Now let’s relate a couple more scriptures with the story in Luke 7 as we continue our study about humility. Colossians 3:12 says, “Therefore, as God’s chosen people, holy and dearly loved, clothe yourselves with compassion, kindness, humility, gentleness and patience.” Another scripture in II Corinthians 2:15 says, “For we are to God the pleasing aroma of Christ among those who are being saved and those who are perishing.” Is humility an attitude we simply choose to put on when we get dressed in the morning? Is it a scented oil we dab behind our ears like a spritz of perfume? Definitely not! Philippians 2:3 exhorts, “Do nothing out of selfish ambition or vain conceit. Rather, in humility value others above yourselves.” If we are to emit the fragrance of humility to those around us, we must not only follow the example of the woman in Luke 7 but we must also follow the example of Christ described in Philippians 2:6-8, “Who, being in very nature God, did not consider equality with God something to be used to his own advantage; rather, he made himself nothing by taking the very nature of a servant, being made in human likeness.
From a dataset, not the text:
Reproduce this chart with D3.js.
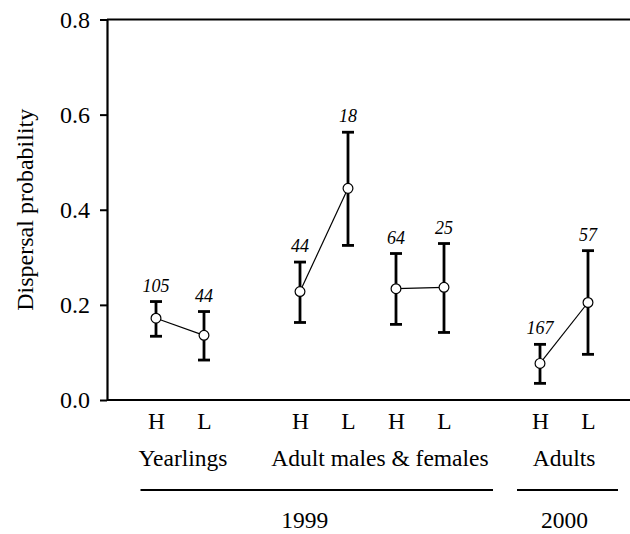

And being found in appearance as a man, he humbled himself by becoming obedient to death—even death on a cross!” Specifically in verse 7, we notice Jesus being in the humble position of a servant. The New American Standard Bible uses the words, “He emptied himself.” This reminds me of the woman emptying, or pouring out, the perfume from her alabaster vial upon the feet of Jesus in Luke 7. It also reminds me that I need to be emptied, or forgiven, of my sins. All these efforts reflect humility in action and they have a pleasing aroma to Christ

My Reader, humility is costly but it is worth the price. James 4:8 exhorts us to “Come near to God and he will come near to you.” This is what transpired for the woman who was forgiven of her sins. Proverbs 27:9 says, “Oil and perfume make the heart glad.” Join me in discovering the joy of the Lord by humbly approaching the throne of grace and experiencing a fragrant fellowship that can only be found at the feet of Jesus. There is a special fragrance found only in humility.